Bulk-ESS refers to the effective sample size based on the rank normalized draws. This does not directly compute the ESS relevant for computing the mean of the parameter, but instead computes a quantity that is well defined even if the chains do not have finite mean or variance. Overall bulk-ESS estimates the sampling efficiency for the location of the distribution (e.g. mean and median).

Often quite smaller ESS would be sufficient for the desired estimation accuracy, but the estimation of ESS and convergence diagnostics themselves require higher ESS. We recommend requiring that the bulk-ESS is greater than 100 times the number of chains. For example, when running four chains, this corresponds to having a rank-normalized effective sample size of at least 400.

Recommendations:

• You might try setting a higher value for the iter argument. By default iter is $$2000$$.

• Look at the rank plot to see how the chains differ from each other.

• Look at the local and quantile efficiency plots.

• Look at change in bulk-ESS when the number of iterations increase. If R-hat is less than 1.01 and bulk-ESS grows linearly with the number of iterations and eventually exceeds the recommended limit, the mixing is sufficient but MCMC has high autocorrelation requiring a large number of iterations

### Tail ESS

Tail-ESS computes the minimum of the effective sample sizes (ESS) of the 5% and 95% quantiles.

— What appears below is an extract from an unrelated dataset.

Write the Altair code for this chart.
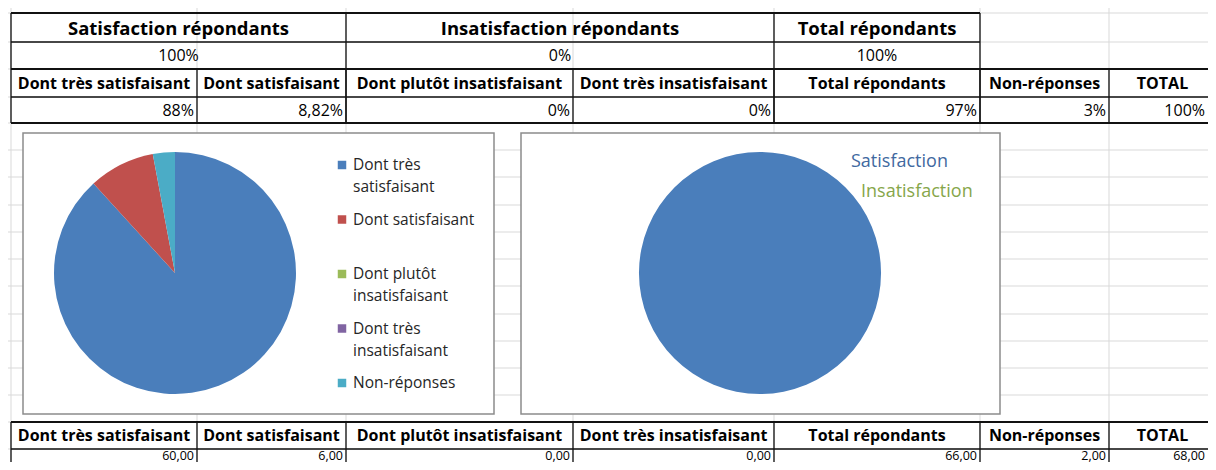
import altair as alt
import pandas as pd

# ---------------- data ----------------
section_titles = ["Satisfaction répondants", "Insatisfaction répondants", "Total répondants"]
section_pct = ["100%", "0%", "100%"]
col_headers = ["Dont très satisfaisant", "Dont satisfaisant", "Dont plutôt insatisfaisant",
               "Dont très insatisfaisant", "Total répondants", "Non-réponses", "TOTAL"]
pct_values = ["88%", "8,82%", "0%", "0%", "97%", "3%", "100%"]
count_values = [60.00, 6.00, 0.00, 0.00, 66.00, 2.00, 68.00]

pie1_categories = ["Dont très satisfaisant", "Dont satisfaisant", "Dont plutôt insatisfaisant",
                   "Dont très insatisfaisant", "Non-réponses"]
pie1_legend_labels = ["Dont très\nsatisfaisant", "Dont satisfaisant", "Dont plutôt\ninsatisfaisant",
                      "Dont très\ninsatisfaisant", "Non-réponses"]
pie1_values = [60, 6, 0, 0, 2]

pie2_categories = ["Satisfaction", "Insatisfaction"]
pie2_values = [100, 0]

# ---------------- layout / style ----------------
FONT = "Open Sans"
W, H = 1200, 454                 # page 1216x470 minus 8px body margin on each side
X0, Y0 = 8, 8                    # page coordinate of the plot origin
COL_EDGES = [11, 197, 346, 573, 774, 980, 1109, 1216]
VALUE_RIGHT = [194, 343, 570, 771, 977, 1106, 1205]
SECTION_EDGES = [(11, 346), (346, 774), (774, 980)]
GRID_Y = [13, 42, 69, 97, 123, 150, 177, 205, 232, 259, 286, 314, 341, 368, 395, 422, 449]
GRID_X = [11, 197, 346, 573, 774, 980, 1109]
PIE1_COLORS = ["#4a7ebb", "#c0504d", "#9bbb59", "#8064a2", "#4bacc6"]
PIE2_COLORS = ["#4a7ebb", "#9bbb59"]
PIE2_TEXT_COLORS = ["#41699f", "#86a64a"]
PIE1_CENTER = (175, 273)
PIE2_CENTER = (760, 273)
PIE_R = 121
BOXES = [(23, 133, 494, 414), (521, 133, 1000, 414)]

XS = alt.Scale(domain=[X0, X0 + W], nice=False, zero=False)
YS = alt.Scale(domain=[Y0, Y0 + H], nice=False, zero=False, reverse=True)


def X(f):
    return alt.X(f, type="quantitative", scale=XS, axis=None)


def Y(f):
    return alt.Y(f, type="quantitative", scale=YS, axis=None)


# ---------------- background grid ----------------
grid = [dict(x=X0, x2=X0 + W, y=gy, y2=gy) for gy in GRID_Y] + \
       [dict(x=gx, x2=gx, y=Y0, y2=Y0 + H) for gx in GRID_X]
grid_layer = alt.Chart(pd.DataFrame(grid)).mark_rule(color="#d9d9d9", strokeWidth=1).encode(
    x=X("x"), x2="x2", y=Y("y"), y2="y2")

# ---------------- table borders ----------------
R = X0 + W
thick, thin = [], []
thick.append(dict(x=11, x2=980, y=13, y2=13))
thin.append(dict(x=11, x2=980, y=42, y2=42))
thick.append(dict(x=11, x2=R, y=69, y2=69))
thin.append(dict(x=11, x2=R, y=97, y2=97))
thick.append(dict(x=11, x2=R, y=123, y2=123))
for a, b in SECTION_EDGES:
    thin.append(dict(x=a, x2=a, y=13, y2=123))
thin.append(dict(x=980, x2=980, y=13, y2=123))
for cx in COL_EDGES[1:-1]:
    thin.append(dict(x=cx, x2=cx, y=69, y2=123))
thick.append(dict(x=11, x2=R, y=422, y2=422))
thin.append(dict(x=11, x2=R, y=449, y2=449))
for cx in COL_EDGES[:-1]:
    thin.append(dict(x=cx, x2=cx, y=422, y2=Y0 + H))

thick_layer = alt.Chart(pd.DataFrame(thick)).mark_rule(color="#111111", strokeWidth=2).encode(
    x=X("x"), x2="x2", y=Y("y"), y2="y2")
thin_layer = alt.Chart(pd.DataFrame(thin)).mark_rule(color="#111111", strokeWidth=1.3).encode(
    x=X("x"), x2="x2", y=Y("y"), y2="y2")

# ---------------- chart frames ----------------
box_layer = alt.Chart(pd.DataFrame([dict(x=a, y=b, x2=c, y2=d) for a, b, c, d in BOXES])).mark_rect(
    fill="white", stroke="#8c8c8c", strokeWidth=1.5).encode(x=X("x"), x2="x2", y=Y("y"), y2="y2")

# ---------------- texts ----------------
sec_df = pd.DataFrame({
    "text": section_titles,
    "x": [(a + b) / 2 for a, b in SECTION_EDGES],
    "y": [28.5] * 3,
})
sec_layer = alt.Chart(sec_df).mark_text(font=FONT, fontSize=18.5, fontWeight="bold", color="black",
                                        align="center", baseline="middle").encode(
    x=X("x"), y=Y("y"), text="text:N")

secp_df = pd.DataFrame({
    "text": section_pct,
    "x": [(a + b) / 2 for a, b in SECTION_EDGES],
    "y": [56] * 3,
})
secp_layer = alt.Chart(secp_df).mark_text(font=FONT, fontSize=16, color="black",
                                          align="center", baseline="middle").encode(
    x=X("x"), y=Y("y"), text="text:N")

centers = [(COL_EDGES[i] + COL_EDGES[i + 1]) / 2 for i in range(len(col_headers))]
hdr_df = pd.DataFrame({
    "text": col_headers * 2,
    "x": centers * 2,
    "y": [84] * len(col_headers) + [436] * len(col_headers),
})
hdr_layer = alt.Chart(hdr_df).mark_text(font=FONT, fontSize=16, fontWeight="bold", color="black",
                                        align="center", baseline="middle").encode(
    x=X("x"), y=Y("y"), text="text:N")

val_df = pd.DataFrame({
    "text": pct_values,
    "x": VALUE_RIGHT,
    "y": [111] * len(pct_values),
})
val_layer = alt.Chart(val_df).mark_text(font=FONT, fontSize=16, color="black",
                                        align="right", baseline="middle").encode(
    x=X("x"), y=Y("y"), text="text:N")

fmt_counts = [f"{v:.2f}".replace(".", ",") for v in count_values]
cnt_df = pd.DataFrame({
    "text": fmt_counts,
    "x": VALUE_RIGHT,
    "y": [456] * len(fmt_counts),
})
cnt_layer = alt.Chart(cnt_df).mark_text(font=FONT, fontSize=12.5, color="black",
                                        align="right", baseline="middle").encode(
    x=X("x"), y=Y("y"), text="text:N")

# ---------------- pie 1 ----------------
pie1_df = pd.DataFrame({"category": pie1_categories, "value": pie1_values,
                        "idx": list(range(len(pie1_values)))})
pie1_layer = alt.Chart(pie1_df).mark_arc(outerRadius=PIE_R).encode(
    theta=alt.Theta("value:Q", stack=True),
    color=alt.Color("category:N", scale=alt.Scale(domain=pie1_categories, range=PIE1_COLORS), legend=None),
    order=alt.Order("idx:Q"),
    x=alt.value(PIE1_CENTER[0] - X0), y=alt.value(PIE1_CENTER[1] - Y0))

leg_df = pd.DataFrame({
    "category": pie1_categories,
    "label": pie1_legend_labels,
    "x": [342] * 5,
    "tx": [353] * 5,
    "y": [165 + i * 54.5 for i in range(5)],
    "ty": [165 + i * 54.5 - 6.7 for i in range(5)],
})
leg_sq = alt.Chart(leg_df).mark_point(shape="square", size=72, filled=True, opacity=1).encode(
    x=X("x"), y=Y("y"),
    color=alt.Color("category:N", scale=alt.Scale(domain=pie1_categories, range=PIE1_COLORS), legend=None))
leg_txt = alt.Chart(leg_df).mark_text(font=FONT, fontSize=15.5, color="#262626", align="left",
                                      baseline="top", lineBreak="\n", lineHeight=22).encode(
    x=X("tx"), y=Y("ty"), text="label:N")

# ---------------- pie 2 ----------------
pie2_df = pd.DataFrame({"category": pie2_categories, "value": pie2_values, "idx": [0, 1]})
pie2_layer = alt.Chart(pie2_df).mark_arc(outerRadius=PIE_R).encode(
    theta=alt.Theta("value:Q", stack=True),
    color=alt.Color("category:N", scale=alt.Scale(domain=pie2_categories, range=PIE2_COLORS), legend=None),
    order=alt.Order("idx:Q"),
    x=alt.value(PIE2_CENTER[0] - X0), y=alt.value(PIE2_CENTER[1] - Y0))

lab2_df = pd.DataFrame({"category": pie2_categories, "x": [851, 861], "y": [162, 192]})
lab2_layer = alt.Chart(lab2_df).mark_text(font=FONT, fontSize=18, align="left", baseline="middle").encode(
    x=X("x"), y=Y("y"), text="category:N",
    color=alt.Color("category:N", scale=alt.Scale(domain=pie2_categories, range=PIE2_TEXT_COLORS), legend=None))

chart = alt.layer(
    grid_layer, box_layer, thin_layer, thick_layer,
    sec_layer, secp_layer, hdr_layer, val_layer, cnt_layer,
    pie1_layer, leg_sq, leg_txt, pie2_layer, lab2_layer,
).resolve_scale(color="independent", theta="independent").properties(
    width=W, height=H, autosize=alt.AutoSizeParams(type="none"), padding=0,
    background="white",
).configure_view(stroke=None)

chart.save("out.html", embed_options={"renderer": "svg", "actions": False})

Tail-ESS can help diagnosing problems due to different scales of the chains and slow mixing in the tails. See also general information about ESS above in description of bulk-ESS.

Recommendations:

• You might try setting a higher value for the iter argument. By default iter is $$2000$$.

• Look at the rank plot to see how the chains differ from each other.

• Look at the local and quantile efficiency plots.

• Look at change in tail-ESS when the number of iterations increase. If R-hat is less than 1.01 and tail-ESS grows linearly with the number of iterations and eventually exceeds the recommended limit, the mixing is sufficient but MCMC has high autocorrelation requiring a large number of iterations

## Getting help

Te best place to get help from Stan developers and users if you have difficulties fitting a model is to visit the Stan Forums.

In order to both reduce the amount of help you need and allow us to give the best help when you do need it, it is essential that you follow these recommendations:

• Always put Stan programs in a stand-alone file with a .stan extension. Even though some Stan interfaces allows specifying the model as a string, the line numbers in warning and error messages are only meaningful if you use a separate file.

• Maintain reproducibility by saving the model and initial values in files and the RStan (other other Stan interface) commands in scripts.

• Use version control (e.g. git) on your files and scripts so that you have a history of the changes you’ve made.

• Start simple! Build your model in stages, and check for good fits at each stage, only adding complexity if there are no red flags. If you start by writing a very complicated model it will be much more difficult to figure out where things are going wrong.

• Keep an eye on the diagnostics, in particular divergences and Rhat values. For RStan users, you will be warned about divergences and you can view Rhats using the print or summary methods for stanfit objects. All important diagnostics can also be found in our ShinyStan GUI.